Terminemos com um excerto das obras de Santo Efrém que é utilizado no Ofício de Leituras da Liturgia das Horas do VI Domingo do Tempo Comum:
“Que inteligência poderá penetrar uma só de vossas palavras, Senhor? Como sedentos a beber de uma fonte, ali deixamos sempre mais do que aproveitamos. A palavra de Deus, diante das diversas percepções dos discípulos, oferece múltiplas facetas. O Senhor coloriu com muitos tons sua palavra. Assim, quem quiser conhecê-la, pode nela contemplar aquilo que lhe agrada. Nela escondeu inúmeros tesouros, para que neles se enriqueçam todos os que a eles se aplicarem.
A palavra de Deus é a árvore da vida a oferecer-te por todos os lados o fruto abençoado, à semelhança do rochedo fendido no deserto que, por todo lado, jorrou a bebida espiritual. Comiam, diz o Apóstolo, do alimento espiritual e bebiam da bebida espiritual.

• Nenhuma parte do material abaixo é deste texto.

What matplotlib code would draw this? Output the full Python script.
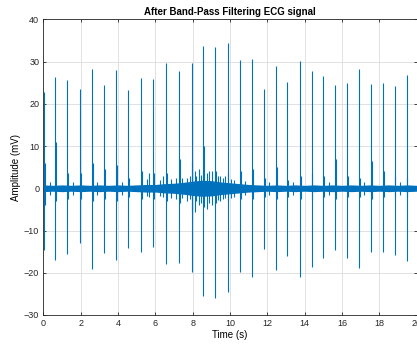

Se, portanto, alguém alcançar uma parcela desse tesouro, não pense que este seja o único conteúdo desta palavra, mas considere que encontrou apenas uma porção do muito nela contido. Se só esta parcela esteve a seu alcance, não diga que essa palavra seja pobre e estéril, nem a despreze. Pelo contrário, visto que não pode abraçá-la totalmente, dê graças por sua riqueza. Alegra-te por seres vencido, não te entristeças por te ultrapassar. O sedento enche-se de gozo ao beber e não se aborrece por não poder esgotar a fonte. Vença a fonte a tua sede, mas não vença a tua sede a fonte. Pois, se tua sede se sacia sem que a fonte se esgote, quando estiveres novamente sedento, dela poderás beber. Se, porém, saciada tua sede também se secasse a fonte, tua vitória redundaria em mal.

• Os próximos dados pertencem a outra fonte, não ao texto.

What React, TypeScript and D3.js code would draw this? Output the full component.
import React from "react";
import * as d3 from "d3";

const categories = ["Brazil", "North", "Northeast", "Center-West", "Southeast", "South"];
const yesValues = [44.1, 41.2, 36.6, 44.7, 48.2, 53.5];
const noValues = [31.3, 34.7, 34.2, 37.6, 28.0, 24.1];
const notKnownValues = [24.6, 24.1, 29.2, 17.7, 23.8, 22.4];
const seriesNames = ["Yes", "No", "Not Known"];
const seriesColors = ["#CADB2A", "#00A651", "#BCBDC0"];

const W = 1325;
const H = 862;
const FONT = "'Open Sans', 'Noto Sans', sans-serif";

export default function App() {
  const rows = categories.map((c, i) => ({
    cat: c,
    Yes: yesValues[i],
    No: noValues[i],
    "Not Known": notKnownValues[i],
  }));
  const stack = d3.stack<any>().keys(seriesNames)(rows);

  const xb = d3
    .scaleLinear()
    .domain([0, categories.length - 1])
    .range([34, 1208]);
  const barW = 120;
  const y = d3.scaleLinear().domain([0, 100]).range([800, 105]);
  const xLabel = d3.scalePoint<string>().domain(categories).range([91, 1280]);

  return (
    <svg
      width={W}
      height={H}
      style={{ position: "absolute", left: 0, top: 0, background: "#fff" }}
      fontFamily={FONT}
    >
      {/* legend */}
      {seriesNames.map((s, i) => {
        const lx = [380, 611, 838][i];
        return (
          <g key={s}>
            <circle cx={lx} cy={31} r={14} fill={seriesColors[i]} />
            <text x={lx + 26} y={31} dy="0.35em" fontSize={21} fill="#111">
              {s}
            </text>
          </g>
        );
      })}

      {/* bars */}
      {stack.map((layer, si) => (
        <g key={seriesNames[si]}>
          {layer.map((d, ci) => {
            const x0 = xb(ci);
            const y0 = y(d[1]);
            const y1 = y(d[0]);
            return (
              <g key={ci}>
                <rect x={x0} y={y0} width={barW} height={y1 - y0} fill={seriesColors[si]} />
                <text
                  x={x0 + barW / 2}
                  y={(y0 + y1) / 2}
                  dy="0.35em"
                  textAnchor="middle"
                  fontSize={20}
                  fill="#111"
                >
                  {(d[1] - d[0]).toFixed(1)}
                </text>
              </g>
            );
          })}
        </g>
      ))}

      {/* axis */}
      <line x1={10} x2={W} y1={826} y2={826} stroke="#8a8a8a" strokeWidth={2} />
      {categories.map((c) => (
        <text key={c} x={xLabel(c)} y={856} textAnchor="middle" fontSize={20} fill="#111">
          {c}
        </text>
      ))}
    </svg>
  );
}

Dá graças, então, pelo que recebeste. Pelo que ainda restou e transbordou não te entristeças. Aquilo que recebeste e a que chegaste é a tua parte. O que sobrou é tua herança. Se, por fraqueza tua, em uma hora não consegues entender, em outras horas, se perseverares, poderás recebê-lo. Não te esforces, com maligna intenção, por beber de um só trago aquilo que não pode ser tomado de uma vez. Não desistas, por indolência, de tomá-lo aos poucos” (Santo Efrém, “Sobre o Diatessaron” 1, 18-19).